In a fascinating “photobiography,” Prophets of the Latter Days (Deseret Book; 220 pp.; $39.95), BYU associate professor of Church history and doctrine Richard N. Holzapfel, ’80, and photo-historian and LDS archivist William W. Slaughter, ’74, have collected photographs, drawings, engravings, paintings, daguerreotypes, and stereographs—many published here for the first time—of each of the 15 presidents of the Church of Jesus Christ. Holzapfel and Slaughter have fused the journals, letters, and principal teachings and doctrines of each of the prophets with glimpses into their personal lives and historic events that occurred during them to give a new perspective on their unique ministries.

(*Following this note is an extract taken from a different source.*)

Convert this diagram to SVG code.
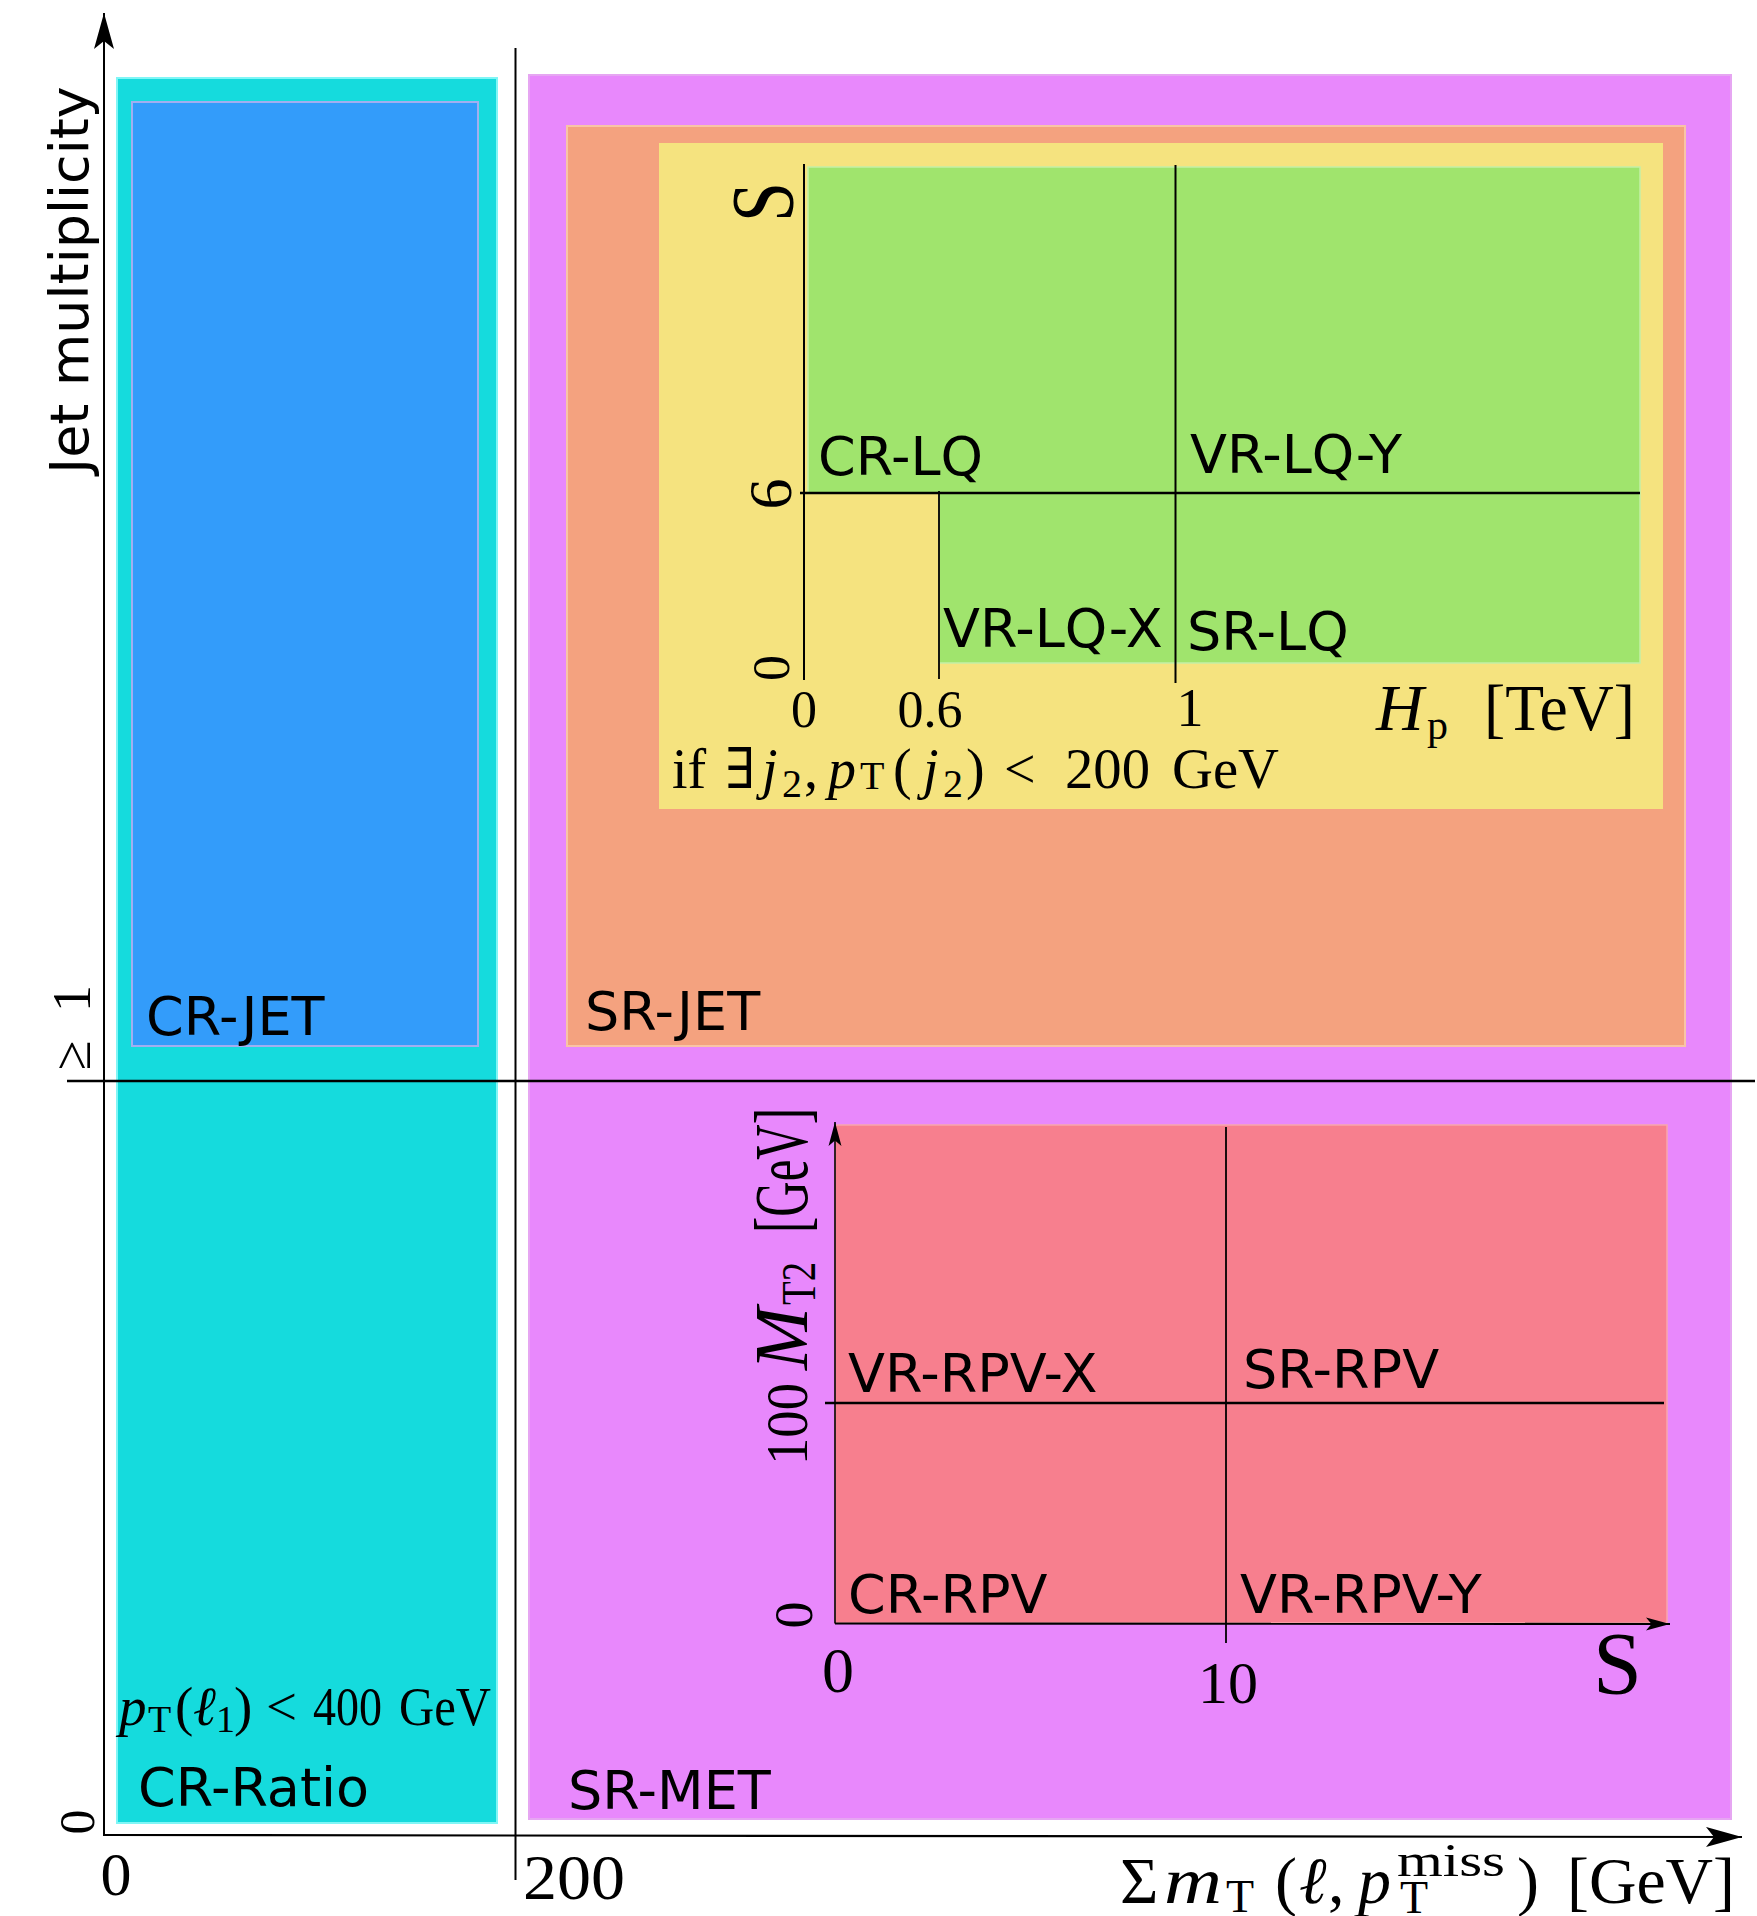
<svg xmlns="http://www.w3.org/2000/svg" width="1757" height="1916" viewBox="0 0 1757 1916">
<style>
.sans{font-family:"DejaVu Sans","Liberation Sans",sans-serif;font-size:54px;fill:#000}
.ser{font-family:"Liberation Serif","DejaVu Serif",serif;fill:#000}
.it{font-style:italic}
.ax{stroke:#000;fill:none}
</style>
<defs>
<marker id="ahBig" viewBox="0 0 36 20" refX="36" refY="10" markerWidth="36" markerHeight="20" markerUnits="userSpaceOnUse" orient="auto"><path d="M36,10 L0,0 L8,10 L0,20 Z" fill="#000"/></marker>
<marker id="ahSmall" viewBox="0 0 26 14" refX="26" refY="7" markerWidth="24" markerHeight="14" markerUnits="userSpaceOnUse" orient="auto"><path d="M26,7 L0,0 L6,7 L0,14 Z" fill="#000"/></marker>
</defs>
<rect width="1757" height="1916" fill="#fff"/>

<g id="cr-ratio">
<rect x="117" y="78" width="380" height="1745" fill="#15dbdd" stroke="#80f6f6" stroke-width="2"/>
<text class="sans" x="138" y="1806">CR-Ratio</text>
<g class="ser" font-size="55">
<text class="ser it" x="119" y="1725">p</text>
<text class="ser" x="148" y="1732" font-size="38">T</text>
<text class="ser" x="175" y="1725">(</text>
<text class="ser it" x="193" y="1725">ℓ</text>
<text class="ser" x="216" y="1732" font-size="38">1</text>
<text class="ser" x="234" y="1725">)</text>
<text class="ser" x="266" y="1725">&lt;</text>
<text class="ser" x="313" y="1725" textLength="69" lengthAdjust="spacingAndGlyphs">400</text>
<text class="ser" x="399" y="1725" textLength="92" lengthAdjust="spacingAndGlyphs">GeV</text>
</g>
</g>

<g id="cr-jet">
<rect x="132" y="102" width="346" height="944" fill="#339cfa" stroke="#a2aef0" stroke-width="2"/>
<text class="sans" x="146" y="1035">CR-JET</text>
</g>

<g id="sr-met">
<rect x="529" y="75" width="1202" height="1744" fill="#e888fc" stroke="#e6a6f2" stroke-width="2"/>
<text class="sans" x="568" y="1809">SR-MET</text>
</g>

<g id="sr-jet">
<rect x="567" y="126" width="1118" height="920" fill="#f4a27f" stroke="#f8c4a6" stroke-width="2"/>
<text class="sans" x="585" y="1030">SR-JET</text>
</g>

<g id="lq-box">
<rect x="659" y="143" width="1004" height="666" fill="#f5e37f"/>
<g font-size="56">
<text class="ser" x="672" y="788">if</text>
<text class="ser" x="725" y="788">∃</text>
<text class="ser it" x="762" y="788">j</text>
<text class="ser" x="782" y="797" font-size="40">2</text>
<text class="ser" x="804" y="788">,</text>
<text class="ser it" x="828" y="788">p</text>
<text class="ser" x="860" y="789" font-size="40">T</text>
<text class="ser" x="893" y="788">(</text>
<text class="ser it" x="923" y="788">j</text>
<text class="ser" x="943" y="797" font-size="40">2</text>
<text class="ser" x="966" y="788">)</text>
<text class="ser" x="1004" y="788">&lt;</text>
<text class="ser" x="1065" y="788" textLength="85" lengthAdjust="spacingAndGlyphs">200</text>
<text class="ser" x="1172" y="788" textLength="107" lengthAdjust="spacingAndGlyphs">GeV</text>
</g>
</g>

<g id="lq-green">
<path d="M808,167 H1640 V663 H939 V493 H808 Z" fill="#a0e46d" stroke="#c4f0a6" stroke-width="1.5"/>
</g>

<g id="cr-lq"><text class="sans" x="818" y="475">CR-LQ</text></g>
<g id="vr-lq-y"><text class="sans" x="1190" y="473">VR-LQ-Y</text></g>
<g id="vr-lq-x"><text class="sans" x="943" y="647">VR-LQ-X</text></g>
<g id="sr-lq"><text class="sans" x="1187" y="650">SR-LQ</text></g>

<g id="rpv-box">
<rect x="835" y="1125" width="832" height="498" fill="#f77f8e" stroke="#f8a6ac" stroke-width="1.5"/>
</g>
<g id="vr-rpv-x"><text class="sans" x="848" y="1392">VR-RPV-X</text></g>
<g id="sr-rpv"><text class="sans" x="1243" y="1388">SR-RPV</text></g>
<g id="cr-rpv"><text class="sans" x="848" y="1613">CR-RPV</text></g>
<g id="vr-rpv-y"><text class="sans" x="1240" y="1613">VR-RPV-Y</text></g>

<g id="connectors">
<line class="ax" x1="104" y1="1835" x2="104" y2="13" stroke-width="2" marker-end="url(#ahBig)"/>
<line class="ax" x1="103" y1="1835" x2="1742" y2="1837" stroke-width="2.2" marker-end="url(#ahBig)"/>
<line class="ax" x1="515.5" y1="48" x2="515.5" y2="1880" stroke-width="2"/>
<line class="ax" x1="67" y1="1081" x2="1755" y2="1081" stroke-width="2.6"/>
<line class="ax" x1="804" y1="164" x2="804" y2="680" stroke-width="2"/>
<line class="ax" x1="800" y1="493" x2="1640" y2="493" stroke-width="2.6"/>
<line class="ax" x1="939" y1="491" x2="939" y2="679" stroke-width="1.8"/>
<line class="ax" x1="1175.5" y1="165" x2="1175.5" y2="683" stroke-width="2"/>
<line class="ax" x1="835" y1="1623.5" x2="835" y2="1122" stroke-width="1.6" marker-end="url(#ahSmall)"/>
<line class="ax" x1="835" y1="1623.5" x2="1670" y2="1624" stroke-width="2.2" marker-end="url(#ahSmall)"/>
<line class="ax" x1="1226" y1="1127" x2="1226" y2="1643" stroke-width="1.8"/>
<line class="ax" x1="825" y1="1403" x2="1664" y2="1403" stroke-width="2.4"/>
</g>

<g id="axis-labels">
<text class="sans" text-anchor="middle" transform="translate(88,280) rotate(-90)">Jet multiplicity</text>
<text class="ser" font-size="54" transform="translate(90,1070) rotate(-90)"><tspan x="0">≥</tspan><tspan x="58">1</tspan></text>
<text class="ser" font-size="50" text-anchor="middle" transform="translate(94,1822) rotate(-90)">0</text>
<text class="ser" font-size="62" text-anchor="middle" x="116" y="1895">0</text>
<text class="ser" font-size="64" x="523" y="1899" textLength="102" lengthAdjust="spacingAndGlyphs">200</text>

<g font-size="66">
<text class="ser" x="1120" y="1903">Σ</text>
<text class="ser it" x="1164" y="1903" textLength="58" lengthAdjust="spacingAndGlyphs">m</text>
<text class="ser" x="1226" y="1912" font-size="46">T</text>
<text class="ser" x="1275" y="1903">(</text>
<text class="ser it" x="1299" y="1903">ℓ</text>
<text class="ser" x="1328" y="1903">,</text>
<text class="ser it" x="1358" y="1903">p</text>
<text class="ser" x="1397" y="1876" font-size="46" textLength="108" lengthAdjust="spacingAndGlyphs">miss</text>
<text class="ser" x="1400" y="1913" font-size="46">T</text>
<text class="ser" x="1517" y="1903">)</text>
<text class="ser" x="1567" y="1903" textLength="168" lengthAdjust="spacingAndGlyphs">[GeV]</text>
</g>

<text class="ser" font-size="88" transform="translate(792,222) rotate(-90)" textLength="40" lengthAdjust="spacingAndGlyphs">S</text>
<text class="ser" font-size="62" text-anchor="middle" transform="translate(791,494) rotate(-90)">6</text>
<text class="ser" font-size="52" text-anchor="middle" transform="translate(789,668) rotate(-90)">0</text>
<text class="ser" font-size="52" text-anchor="middle" x="804" y="727">0</text>
<text class="ser" font-size="52" text-anchor="middle" x="930" y="727">0.6</text>
<text class="ser" font-size="54" text-anchor="middle" x="1190" y="726">1</text>
<text class="ser it" font-size="66" x="1376" y="730">H</text>
<text class="ser" font-size="42" x="1427" y="739">p</text>
<text class="ser" font-size="66" x="1484" y="730" textLength="151" lengthAdjust="spacingAndGlyphs">[TeV]</text>

<g transform="translate(807,1465) rotate(-90)">
<text class="ser" font-size="60" x="0" y="0" textLength="82" lengthAdjust="spacingAndGlyphs">100</text>
<text class="ser it" font-size="76" x="95" y="0" textLength="63" lengthAdjust="spacingAndGlyphs">M</text>
<text class="ser" font-size="48" x="160" y="8" textLength="43" lengthAdjust="spacingAndGlyphs">T2</text>
<text class="ser" font-size="76" x="232" y="0" textLength="125" lengthAdjust="spacingAndGlyphs">[GeV]</text>
</g>
<text class="ser" font-size="54" text-anchor="middle" transform="translate(812,1615) rotate(-90)">0</text>
<text class="ser" font-size="64" text-anchor="middle" x="838" y="1692">0</text>
<text class="ser" font-size="60" text-anchor="middle" x="1228" y="1703">10</text>
<text class="ser" font-size="88" x="1593" y="1693">S</text>
</g>
</svg>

Richard Cracroft is Nan Osmond Grass Professor of English, emeritus.

Cracroft’s Poetic Pick

Discoveries

A rich poetic find is Discoveries: Two Centuries of Poems by Mormon Women (Joseph Fielding Smith Institute for Latter-day Saint History and the Association for Mormon Letters; 121 pp.; $9.95), compiled and edited by BYU associate professor of English Susan Elizabeth Howe, ’71, and Joseph Fielding Smith Institute research historian Sheree Maxwell Bench, ’02. Howe, a widely published poet, and Bench have collected poems by 33 19th- and 20th-century Latter-day Saint women, works “that [reveal] the life experiences of a Mormon woman from her birth to her death and entrance into eternity” (xv).One example is “Blackberry,” by Penelope (Penny) Moody Allen, ’63, a moving poetic reverie that captures in the simple imagery of picking and savoring a blackberry—and suffering a thorn prick for one’s efforts—Eve’s consequential but inevitable choice in Eden, a dilemma that resonates in our own mortal struggles:

BLACKBERRY

By Penny Allen

Sucking darkness into swollen lobes,
It rides the cane over in its plumpness.
She wants it—enough to thread a careful hand
Through the thorns, etching a ragged red
Rivulet on the wrist and pricking tiny
Rubies where she wavers until her fingers
Lightly pluck it—thumb-pad pierced by a point
In the process. She pulls the berry back
Through close-woven briars; it stains startled
Fingers pinching at the pull of a thorny
Anchor. She plunks it into her wet mouth.
Delicious. More desirable than the first
Death she ate. Yet long after her tongue
Forgets the sweet, her throbbing thumb remembers
The pain, and still hungry, into the tangle
She flinches, sighing, “Oh, Eden, Eden.” [p. 4]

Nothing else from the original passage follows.